Rede von Dr. Carlo Schmid
  • Parteizugehörigkeit zum Zeitpunkt der Rede: (SPD)
  • Letzte offizielle eingetragene Parteizugehörigkeit: (SPD)
Ich habe zunächst festzustellen, ob eine Besprechung gewünscht und dieser Wunsch von 50 Mitgliedern des Hauses unterstützt wird. — Das ist der Fall. Dann treten wir in die Besprechung der Interpellation ein. Der Ältestenrat schlägt Ihnen eine Aussprachezeit von insgesamt 40 Minuten vor. — Widerspruch hiergegen wird nicht erhoben.
Ich erteile das Wort dem Abgeordneten Dr. Wenzel.

  • insert_commentNächste Rede als Kontext
    Rede von Dr. Fritz Wenzel


    • Parteizugehörigkeit zum Zeitpunkt der Rede: (SPD)
    • Letzte offizielle eingetragene Parteizugehörigkeit: (SPD)
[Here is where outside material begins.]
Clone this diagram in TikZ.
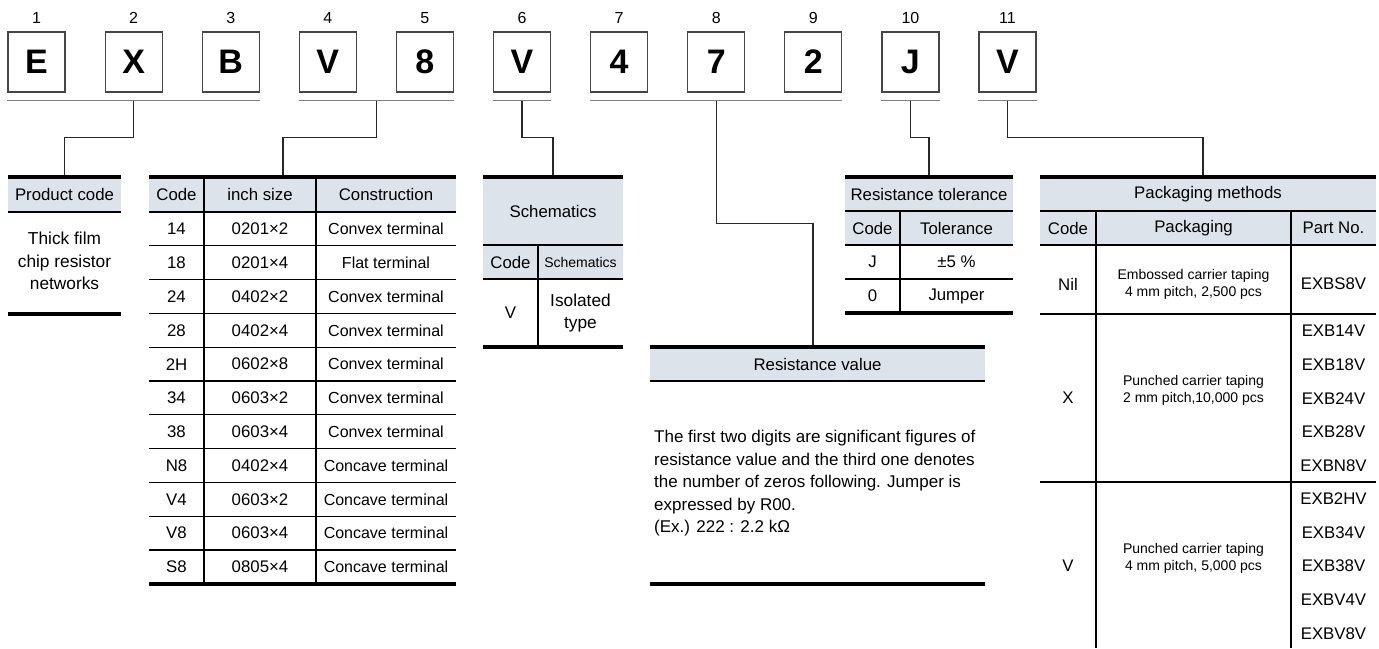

    Herr Präsident! Meine Damen und Herren! Die sozialdemokratische Fraktion stimmt der Interpellation auf Drucksache Nr. 1375 zu. Wir möchten aber mit aller Deutlichkeit sagen, daß wir es auch nach der soeben gehörten Stellungnahme des Herrn Staatssekretärs nicht verstehen, warum man in dieser Angelegenheit so lange Zeit hat verstreichen lassen können und gewartet hat, bis sich die Beschwerden auf ungefähr 1000 Stück aufgehäuft haben. Nach den mir gewordenen Informationen sind an Rechtsbeschwerden bzw. gemäß § 62 Abs. 3 des Soforthilfegesetzes vorgelegte Beschwerden neu eingegangen: im Juli 150, im August 104 und im September 146. Das ergibt die Summe von insgesamt 400, so daß der Eingang im Vergleich zum zweiten Vierteljahr — da waren es 346 — etwas angestiegen ist. Es liegen also nicht nur, wie die Interpellation sagt, mehrere hundert Rechtsbeschwerden vor, sondern es sind insgesamt 965, d. h. die runde Summe von 1 000. Wir halten es nicht für richtig,. daß in solchen Angelegenheiten wie den hier vorliegenden Rechtsbeschwerden gegen Entscheidungen über Unterhaltshilfe die Bürokratie allzu stark in den Vordergrund gestellt wird. Selbst wenn der Spruchsenat dann in Funktion tritt, muß er eine gute Zeit Tag und Nacht arbeiten, wenn er diese Beschwerden schnellstens aufgearbeitet haben will. Wir meinen, daß nicht alle der hier in Frage stehenden Fälle so schwere Fälle sind, daß nicht die schon bestehenden Instanzen ausgereicht hätten, um einen großen Teil längst zu erledigen. Man darf doch eins nicht vergessen: es geht hier um das wirtschaftliche Schicksal ärmster Menschen. Wir meinen, daß bei dieser Handhabung das Soforthilfegesetz mit dem, was es will, in sein gerades Gegenteil verkehrt wird. Es bleibt nämlich von ,,sofort" und von „Hilfe" bei einer solchen Handhabung eigentlich nichts mehr übrig. Wir möchten gerade — das ist ja auch im Sinne der Beschwerdeführer —, daß hier sofort und bald geholfen wird.
    Ich möchte abschließend — was meine politischen Freunde an dieser Stelle schon mehrfach mit so viel Nachdruck getan haben — an die Regierung erneut die Forderung herantragen, nun endlich einmal das Lastenausgleichsgesetz zu schaffen. Wir meinen, daß nur das Lastenausgleichsgesetz den
    Millionen von Menschen, die ohne ihre Schuld arbeits- und existenzlos geworden sind, die Hilfe bringen kann, die sie wieder in eine menschenwürdige Existenz führt.